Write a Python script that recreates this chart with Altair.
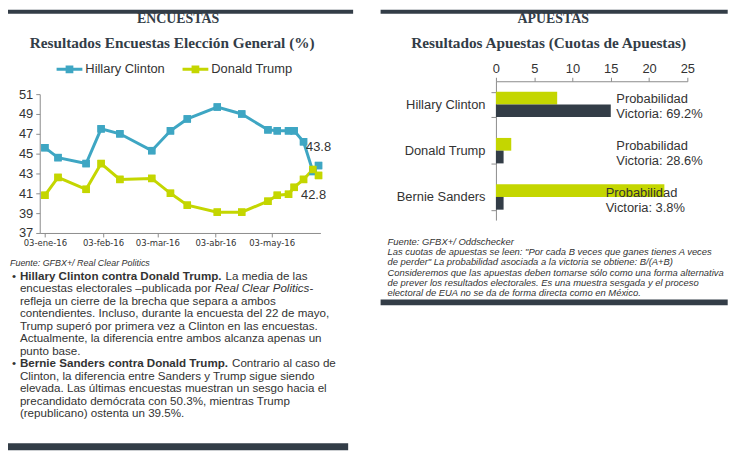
import altair as alt
import pandas as pd

# ---------------- data ----------------
fechas = ["2016-01-03", "2016-01-10", "2016-01-25", "2016-02-02", "2016-02-12", "2016-02-29",
          "2016-03-10", "2016-03-19", "2016-04-04", "2016-04-17", "2016-05-01", "2016-05-06",
          "2016-05-12", "2016-05-15", "2016-05-20", "2016-05-25", "2016-05-28"]
clinton = [45.6, 44.6, 44.0, 47.5, 47.0, 45.3, 47.3, 48.5, 49.7, 49.0, 47.4, 47.3,
           47.3, 47.3, 46.2, 43.2, 43.8]
trump = [40.8, 42.6, 41.4, 44.0, 42.4, 42.5, 41.0, 39.8, 39.1, 39.1, 40.2, 40.8,
         40.9, 41.6, 42.4, 43.4, 42.8]
series_enc = ["Hillary Clinton", "Donald Trump"]
meses_es = ["ene", "feb", "mar", "abr", "may", "jun"]
tick_meses = [1, 2, 3, 4, 5]
y_ticks = [37, 39, 41, 43, 45, 47, 49, 51]

candidatos = ["Hillary Clinton", "Donald Trump", "Bernie Sanders"]
cuota_a = [8, 2, 22]
cuota_b = [15, 1, 1]
prob_victoria = [69.2, 28.6, 3.8]
x_ticks_ap = [0, 5, 10, 15, 20, 25]

texto_izq_1 = ["refleja un cierre de la brecha que separa a ambos",
               "contendientes. Incluso, durante la encuesta del 22 de mayo,",
               "Trump superó por primera vez a Clinton en las encuestas.",
               "Actualmente, la diferencia entre ambos alcanza apenas un",
               "punto base."]
texto_izq_2 = ["Clinton, la diferencia entre Sanders y Trump sigue siendo",
               "elevada. Las últimas encuestas muestran un sesgo hacia el",
               "precandidato demócrata con 50.3%, mientras Trump",
               "(republicano) ostenta un 39.5%."]
texto_der = ["Fuente: GFBX+/ Oddschecker",
             "Las cuotas de apuestas se leen: \"Por cada B veces que ganes tienes A veces",
             "de perder\" La probabilidad asociada a la victoria se obtiene: B/(A+B)",
             "Consideremos que las apuestas deben tomarse sólo como una forma alternativa",
             "de prever los resultados electorales. Es una muestra sesgada y el proceso",
             "electoral de EUA no se da de forma directa como en México."]

# ---------------- style ----------------
SANS = "Liberation Sans"
NARROW = "Liberation Sans Narrow, DejaVu Sans Condensed, Liberation Sans"
SERIF = "Liberation Serif"
BLUE = "#3ea6c3"
GREEN = "#c4d600"
DARK = "#333d47"
TXT = "#333333"
AXIS = "#8c8c8c"

REG = {' ': 278, '.': 278, ',': 278, '-': 333, '–': 556, '(': 333, ')': 333, '%': 889,
       'a': 556, 'b': 556, 'c': 500, 'd': 556, 'e': 556, 'f': 278, 'g': 556, 'h': 556,
       'i': 222, 'j': 222, 'k': 500, 'l': 222, 'm': 833, 'n': 556, 'o': 556, 'p': 556,
       'q': 556, 'r': 333, 's': 500, 't': 278, 'u': 556, 'v': 500, 'w': 722, 'x': 500,
       'y': 500, 'z': 500, 'R': 722, 'C': 722, 'P': 667, 'L': 556}
BOLD = {' ': 278, '.': 278, 'a': 556, 'b': 611, 'c': 556, 'd': 611, 'e': 556, 'i': 278,
        'l': 278, 'm': 889, 'n': 611, 'o': 611, 'p': 611, 'r': 389, 's': 556, 't': 333,
        'u': 611, 'y': 556, 'B': 722, 'C': 722, 'D': 722, 'H': 722, 'S': 667, 'T': 611}


def width(s, table, size):
    return sum(table.get(ch, 556) for ch in s) * size / 1000.0


ONE = pd.DataFrame({"k": [0]})


def txt(s, x, y, size=12.0, font=SANS, weight="normal", style="normal", color=TXT,
        align="left", line_height=None):
    mk = dict(font=font, fontSize=size, fontWeight=weight, fontStyle=style, color=color,
              align=align, baseline="middle")
    if line_height:
        mk["lineHeight"] = line_height
    return alt.Chart(ONE).mark_text(**mk).encode(
        x=alt.value(x), y=alt.value(y), text=alt.value(s))


def band(x1, x2, y1, y2):
    return alt.Chart(ONE).mark_rect(color=DARK).encode(
        x=alt.value(x1), x2=alt.value(x2), y=alt.value(y1), y2=alt.value(y2))


# ---------------- left panel: line chart ----------------
df_enc = pd.DataFrame({
    "fecha": fechas + fechas,
    "valor": clinton + trump,
    "serie": [series_enc[0]] * len(fechas) + [series_enc[1]] * len(fechas),
})

label_expr = ("utcFormat(datum.value, '%d') + '-' + " + str(meses_es) +
              "[utcmonth(datum.value)] + '-' + utcFormat(datum.value, '%y')")

x_enc = alt.X("fecha:T", title=None,
              scale=alt.Scale(type="utc",
                              domain=[alt.DateTime(year=2015, month=12, date=31, hours=6, utc=True),
                                      alt.DateTime(year=2016, month=5, date=29, utc=True)]),
              axis=alt.Axis(values=[alt.DateTime(year=2016, month=m, date=3, utc=True) for m in tick_meses],
                            labelExpr=label_expr, labelFont=NARROW, labelFontSize=9.5,
                            labelColor=TXT, tickSize=4, labelPadding=1, domainColor=AXIS,
                            tickColor=AXIS, grid=False, labelFlush=False, labelOverlap=False))
y_enc = alt.Y("valor:Q", title=None,
              scale=alt.Scale(domain=[37, 51], nice=False, zero=False),
              axis=alt.Axis(values=y_ticks, labelFont=SANS, labelFontSize=13, labelColor=TXT,
                            tickSize=4, labelPadding=3, domainColor=AXIS, tickColor=AXIS,
                            grid=False))
col_scale = alt.Scale(domain=series_enc, range=[BLUE, GREEN])
LEG_PATH = "M-1,-0.115H1V0.115H-1Z M-0.3,-0.3H0.3V0.3H-0.3Z"
color_leg = alt.Color("serie:N", scale=col_scale, sort=series_enc,
                      legend=alt.Legend(orient="none", legendX=17, legendY=-38,
                                        direction="horizontal", title=None,
                                        symbolType=LEG_PATH, symbolSize=676,
                                        symbolStrokeWidth=0, symbolOpacity=1,
                                        labelFont=SANS, labelFontSize=13, labelColor=TXT,
                                        labelOffset=3, columnPadding=17, padding=0,
                                        symbolOffset=0))
color_nol = alt.Color("serie:N", scale=col_scale, sort=series_enc, legend=None)

base = alt.Chart(df_enc)
sq1 = base.mark_square(size=56, opacity=1).encode(x=x_enc, y=y_enc, color=color_leg)
ln = base.mark_line(strokeWidth=3).encode(x=x_enc, y=y_enc, color=color_nol)
sq2 = base.mark_square(size=56, opacity=1).encode(x=x_enc, y=y_enc, color=color_nol)

df_last = pd.DataFrame({"fecha": [fechas[-1], fechas[-1]],
                        "valor": [clinton[-1], trump[-1]],
                        "serie": series_enc})
lab_c = alt.Chart(df_last).transform_filter(alt.datum.serie == series_enc[0]).mark_text(
    font=SANS, fontSize=13, color=TXT, dy=-19, dx=0).encode(
    x=x_enc, y=y_enc, text=alt.Text("valor:Q", format=".1f"))
lab_t = alt.Chart(df_last).transform_filter(alt.datum.serie == series_enc[1]).mark_text(
    font=SANS, fontSize=13, color=TXT, dy=20, dx=-5).encode(
    x=x_enc, y=y_enc, text=alt.Text("valor:Q", format=".1f"))

FS = 11.7
X0 = -20
Y0 = 183
LH = 12.6
b1 = "Hillary Clinton contra Donald Trump."
b2 = "Bernie Sanders contra Donald Trump."
pre2 = "encuestas electorales –publicada por "
ital2 = "Real Clear Politics"
sp = width(" ", REG, FS)

left_texts = [
    band(-32, 316, -85, -81),
    txt("ENCUESTAS", 139.5, -75.5, size=14, font=SERIF, weight="bold", color=DARK, align="center"),
    txt("Resultados Encuestas Elección General (%)", 133.5, -52, size=15.4, font=SERIF,
        weight="bold", color=DARK, align="center"),
    txt("Fuente: GFBX+/ Real Clear Politics", -30, 170, size=9, style="italic"),
    txt("•", -26, Y0, size=FS, align="center"),
    txt(b1, X0, Y0, size=FS, weight="bold"),
    txt("La media de las", X0 + width(b1, BOLD, FS) + sp, Y0, size=FS),
    txt(pre2.strip(), X0, Y0 + LH, size=FS),
    txt(ital2, X0 + width(pre2, REG, FS), Y0 + LH, size=FS, style="italic"),
    txt("-", X0 + width(pre2, REG, FS) + width(ital2, REG, FS), Y0 + LH, size=FS),
    txt(texto_izq_1, X0, Y0 + LH * 2, size=FS, line_height=LH),
    txt("•", -26, Y0 + LH * 7, size=FS, align="center"),
    txt(b2, X0, Y0 + LH * 7, size=FS, weight="bold"),
    txt("Contrario al caso de", X0 + width(b2, BOLD, FS) + sp, Y0 + LH * 7, size=FS),
    txt(texto_izq_2, X0, Y0 + LH * 8, size=FS, line_height=LH),
    band(-32, 311, 352, 359),
]

left = alt.layer(sq1, ln, sq2, lab_c, lab_t, *left_texts).properties(width=283, height=140)

# ---------------- right panel: bar chart ----------------
# plot origin shares the left panel's row; the bar area spans 13px above it
TOP = -13
df_ap = pd.DataFrame({
    "candidato": candidatos + candidatos,
    "tipo": ["A"] * len(candidatos) + ["B"] * len(candidatos),
    "cuota": cuota_a + cuota_b,
})
y_scale = alt.Scale(domain=candidatos, range=[TOP, 127], paddingInner=0.45, paddingOuter=0.225)
y_cat = alt.Y("candidato:N", sort=candidatos, title=None, scale=y_scale,
              axis=alt.Axis(tickBand="extent", tickSize=5, labelPadding=6, labelFont=SANS,
                            labelFontSize=13, labelColor=TXT, domainColor=AXIS,
                            tickColor=AXIS, grid=False))
bars = alt.Chart(df_ap).mark_bar().encode(
    y=y_cat,
    yOffset=alt.YOffset("tipo:N", sort=["A", "B"]),
    x=alt.X("cuota:Q", title=None, scale=alt.Scale(domain=[0, 25], nice=False),
            axis=alt.Axis(orient="top", values=x_ticks_ap, tickSize=4, labelPadding=2,
                          labelFont=SANS, labelFontSize=13, labelColor=TXT, offset=-TOP,
                          domainColor=AXIS, tickColor=AXIS, grid=False, labelFlush=False)),
    color=alt.Color("tipo:N", scale=alt.Scale(domain=["A", "B"], range=[GREEN, DARK]),
                    legend=None),
)

df_prob = pd.DataFrame({"candidato": candidatos, "prob": prob_victoria})
lbl_calc = "['Probabilidad', 'Victoria: ' + format(datum.prob, '.1f') + '%']"


def ann(names, xpos, dy):
    return alt.Chart(df_prob).transform_filter(
        alt.FieldOneOfPredicate(field="candidato", oneOf=names)
    ).transform_calculate(lbl=lbl_calc).mark_text(
        font=SANS, fontSize=13, color=TXT, align="left", baseline="middle", lineHeight=15, dy=dy
    ).encode(y=alt.Y("candidato:N", sort=candidatos, scale=y_scale), x=alt.value(xpos),
             text="lbl:N")


right_texts = [
    band(-116.3, 233.7, -85, -81),
    txt("APUESTAS", 57.7, -75.5, size=14, font=SERIF, weight="bold", color=DARK, align="center"),
    txt("Resultados Apuestas (Cuotas de Apuestas)", 53.2, -51.5, size=15.4, font=SERIF,
        weight="bold", color=DARK, align="center"),
    txt(texto_der, -109.3, 149, size=9.5, style="italic", line_height=10.3),
    band(-116.3, 233.7, 207, 213),
]

right = alt.layer(bars, ann(candidatos[:1], 121.4, -5.3), ann(candidatos[1:2], 121.4, -5),
                  ann(candidatos[2:], 110.7, -4), *right_texts).properties(width=193, height=127)

chart = alt.hconcat(left, right, spacing=27).resolve_scale(color="independent").properties(
    padding={"left": 0, "top": 0, "right": 0, "bottom": 0}
).configure_view(strokeWidth=0)

chart.save("out.html", embed_options={"renderer": "svg", "actions": False})
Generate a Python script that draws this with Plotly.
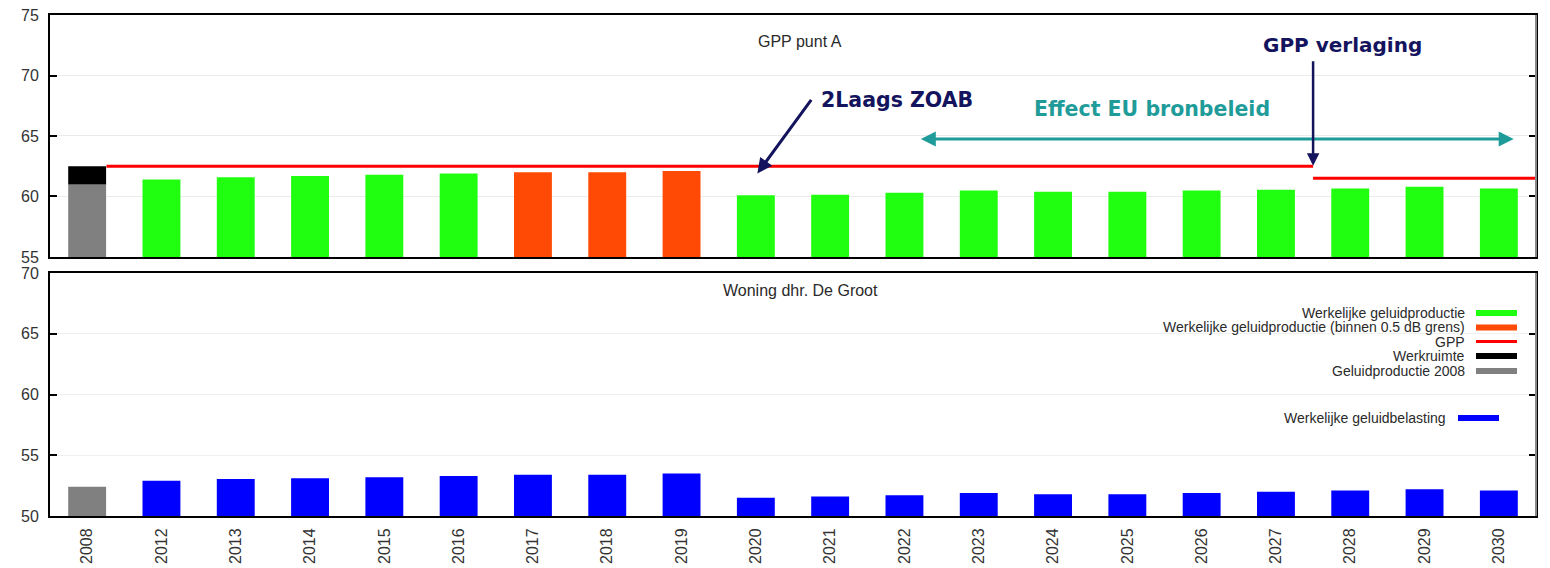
import plotly.graph_objects as go

years = ["2008", "2012", "2013", "2014", "2015", "2016", "2017", "2018", "2019", "2020",
         "2021", "2022", "2023", "2024", "2025", "2026", "2027", "2028", "2029", "2030"]

# top panel: GPP punt A
prod_2008 = 61.0
werkruimte_top = 62.5
prod_values = [None, 61.4, 61.6, 61.7, 61.8, 61.9, 62.0, 62.0, 62.1, 60.1,
               60.15, 60.3, 60.5, 60.4, 60.4, 60.5, 60.55, 60.65, 60.8, 60.65]
within_05 = ["2017", "2018", "2019"]
gpp_level = [62.5, 61.5]
gpp_from = [0.26, 16.5]
gpp_to = [16.5, 19.5]

# bottom panel: Woning dhr. De Groot
belasting_2008 = 52.4
belasting = [None, 52.9, 53.05, 53.1, 53.2, 53.3, 53.4, 53.4, 53.5, 51.5,
             51.6, 51.7, 51.9, 51.8, 51.8, 51.9, 52.0, 52.1, 52.2, 52.1]

GREEN = "#20ff10"
ORANGE = "#ff4a05"
RED = "#ff0000"
GRAY = "#808080"
BLUE = "#0000ff"
NAVY = "#14145e"
TEAL = "#1f9c9a"
FONT = "Liberation Sans, Arial, sans-serif"
BOLDFONT = "DejaVu Sans, Verdana, sans-serif"
TXT = "#2a2a2a"

xs = list(range(len(years)))
bw = 0.51

fig = go.Figure()

g_x = [i for i, y in enumerate(years) if prod_values[i] is not None and y not in within_05]
o_x = [i for i, y in enumerate(years) if prod_values[i] is not None and y in within_05]
fig.add_trace(go.Bar(x=g_x, y=[prod_values[i] for i in g_x], width=bw, marker_color=GREEN,
                     marker_line_width=0, xaxis="x", yaxis="y"))
fig.add_trace(go.Bar(x=o_x, y=[prod_values[i] for i in o_x], width=bw, marker_color=ORANGE,
                     marker_line_width=0, xaxis="x", yaxis="y"))
fig.add_trace(go.Bar(x=[0], y=[prod_2008], width=bw, marker_color=GRAY,
                     marker_line_width=0, xaxis="x", yaxis="y"))
fig.add_trace(go.Bar(x=[0], y=[werkruimte_top - prod_2008], base=[prod_2008], width=bw,
                     marker_color="#000000", marker_line_width=0, xaxis="x", yaxis="y"))
for lv, a, b in zip(gpp_level, gpp_from, gpp_to):
    fig.add_trace(go.Scatter(x=[a, b], y=[lv, lv], mode="lines", line=dict(color=RED, width=3),
                             xaxis="x", yaxis="y", cliponaxis=True))

b_x = [i for i in xs if belasting[i] is not None]
fig.add_trace(go.Bar(x=b_x, y=[belasting[i] for i in b_x], width=bw, marker_color=BLUE,
                     marker_line_width=0, xaxis="x2", yaxis="y2"))
fig.add_trace(go.Bar(x=[0], y=[belasting_2008], width=bw, marker_color=GRAY,
                     marker_line_width=0, xaxis="x2", yaxis="y2"))

W, H = 1550, 568
L, R, T, B = 42, 22, 7, 60
OFF = 8  # page body offset

line_common = dict(showline=True, linecolor="#000000", linewidth=2, zeroline=False,
                   automargin=False)
yax_common = dict(ticks="inside", ticklen=7, tickcolor="#000000", tickwidth=1.5,
                  showgrid=True, tickfont=dict(size=16, color="#333333"),
                  ticklabelstandoff=6, ticklabeloverflow="allow", mirror="ticks",
                  **line_common)
TOP_DOM = [0.517, 1.0]
BOT_DOM = [0.0, 0.485]
fig.update_layout(
    width=W, height=H,
    margin=dict(l=L, r=R, t=T, b=B),
    paper_bgcolor="white", plot_bgcolor="white",
    showlegend=False, barmode="overlay",
    font=dict(family=FONT, color="#333333"),
    xaxis=dict(domain=[0, 1], anchor="y", range=[-0.5, 19.5], showticklabels=False,
               ticks="", showgrid=False, tickvals=xs, mirror=True, **line_common),
    yaxis=dict(domain=TOP_DOM, anchor="x", range=[55, 75], dtick=5, tick0=55,
               gridcolor="#ebebeb", **yax_common),
    xaxis2=dict(domain=[0, 1], anchor="y2", range=[-0.5, 19.5], matches="x",
                tickvals=xs, ticktext=years, tickangle=-90, ticks="",
                ticklabelstandoff=4, ticklabeloverflow="allow",
                tickfont=dict(size=16, color="#333333"), showgrid=False, mirror=True,
                **line_common),
    yaxis2=dict(domain=BOT_DOM, anchor="x2", range=[50, 70], dtick=5, tick0=50,
                gridcolor="#efefef", **yax_common),
)

ann = []
ann.append(dict(xref="x", yref="y", x=9.6, y=72.8, text="GPP punt A", showarrow=False,
                font=dict(family=FONT, size=16, color=TXT)))
ann.append(dict(xref="x2", yref="y2", x=9.6, y=68.6, text="Woning dhr. De Groot",
                showarrow=False, font=dict(family=FONT, size=16, color=TXT)))
# 2Laags ZOAB
ann.append(dict(xref="x", yref="y", x=9.02, y=61.9, ax=9.76, ay=68.1, axref="x", ayref="y",
                text="", showarrow=True, arrowhead=2, arrowsize=1, arrowwidth=3,
                arrowcolor=NAVY))
ann.append(dict(xref="x", yref="y", x=9.85, y=68.0, text="<b>2Laags ZOAB</b>", showarrow=False,
                xanchor="left", font=dict(family=BOLDFONT, size=20.5, color=NAVY)))
# Effect EU bronbeleid
ann.append(dict(xref="x", yref="y", x=19.2, y=64.75, ax=11.2, ay=64.75, axref="x", ayref="y",
                text="", showarrow=True, arrowhead=2, startarrowhead=2, arrowside="end+start",
                arrowsize=1, startarrowsize=1, arrowwidth=3, arrowcolor=TEAL))
ann.append(dict(xref="x", yref="y", x=14.33, y=67.2, text="<b>Effect EU bronbeleid</b>",
                showarrow=False, font=dict(family=BOLDFONT, size=20.5, color=TEAL)))
# GPP verlaging
ann.append(dict(xref="x", yref="y", x=16.5, y=62.55, ax=16.5, ay=71.3, axref="x", ayref="y",
                text="", showarrow=True, arrowhead=2, arrowsize=1, arrowwidth=2.5,
                arrowcolor=NAVY))
ann.append(dict(xref="x", yref="y", x=16.9, y=72.5, text="<b>GPP verlaging</b>",
                showarrow=False, font=dict(family=BOLDFONT, size=20, color=NAVY)))

legend_items = [
    ("Werkelijke geluidproductie", GREEN, 6),
    ("Werkelijke geluidproductie (binnen 0.5 dB grens)", ORANGE, 6),
    ("GPP", RED, 3),
    ("Werkruimte", "#000000", 6),
    ("Geluidproductie 2008", GRAY, 6),
]
pw, ph = W - L - R, H - T - B
def px(xr):
    return (xr - OFF - L) / pw
def py(yr):
    return (H - B - (yr - OFF)) / ph
row_y = [313, 327.5, 341.5, 356, 371]
shapes = []
for (label, col, th), yy in zip(legend_items, row_y):
    ann.append(dict(xref="paper", yref="paper", x=px(1467), y=py(yy), text=label,
                    showarrow=False, xanchor="right", yanchor="middle",
                    font=dict(family=FONT, size=14, color=TXT)))
    shapes.append(dict(type="rect", xref="paper", yref="paper", x0=px(1476), x1=px(1517),
                       y0=py(yy + th / 2), y1=py(yy - th / 2), fillcolor=col, line_width=0))
ann.append(dict(xref="paper", yref="paper", x=px(1448), y=py(418),
                text="Werkelijke geluidbelasting", showarrow=False, xanchor="right",
                yanchor="middle", font=dict(family=FONT, size=14, color=TXT)))
shapes.append(dict(type="rect", xref="paper", yref="paper", x0=px(1458), x1=px(1499),
                   y0=py(421), y1=py(415), fillcolor=BLUE, line_width=0))
# grey right-hand frame edge
for dom in (TOP_DOM, BOT_DOM):
    shapes.append(dict(type="line", xref="paper", yref="paper", x0=1, x1=1,
                       y0=dom[0], y1=dom[1], line=dict(color="#8a8a8a", width=2),
                       layer="above"))

fig.update_layout(annotations=ann, shapes=shapes)
fig.write_html("out.html")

▶ [WORK REQUIRED]: Begin with the first line of the entries above and write out each line exactly, ending with the line containing "x_ticks_ap = [0, 5, 10, 15, 20, 25]". Leave out pictures.

▶ [EXERCISE ANSWER]:
Write a Python script that recreates this chart with Altair.
import altair as alt
import pandas as pd

# ---------------- data ----------------
fechas = ["2016-01-03", "2016-01-10", "2016-01-25", "2016-02-02", "2016-02-12", "2016-02-29",
          "2016-03-10", "2016-03-19", "2016-04-04", "2016-04-17", "2016-05-01", "2016-05-06",
          "2016-05-12", "2016-05-15", "2016-05-20", "2016-05-25", "2016-05-28"]
clinton = [45.6, 44.6, 44.0, 47.5, 47.0, 45.3, 47.3, 48.5, 49.7, 49.0, 47.4, 47.3,
           47.3, 47.3, 46.2, 43.2, 43.8]
trump = [40.8, 42.6, 41.4, 44.0, 42.4, 42.5, 41.0, 39.8, 39.1, 39.1, 40.2, 40.8,
         40.9, 41.6, 42.4, 43.4, 42.8]
series_enc = ["Hillary Clinton", "Donald Trump"]
meses_es = ["ene", "feb", "mar", "abr", "may", "jun"]
tick_meses = [1, 2, 3, 4, 5]
y_ticks = [37, 39, 41, 43, 45, 47, 49, 51]

candidatos = ["Hillary Clinton", "Donald Trump", "Bernie Sanders"]
cuota_a = [8, 2, 22]
cuota_b = [15, 1, 1]
prob_victoria = [69.2, 28.6, 3.8]
x_ticks_ap = [0, 5, 10, 15, 20, 25]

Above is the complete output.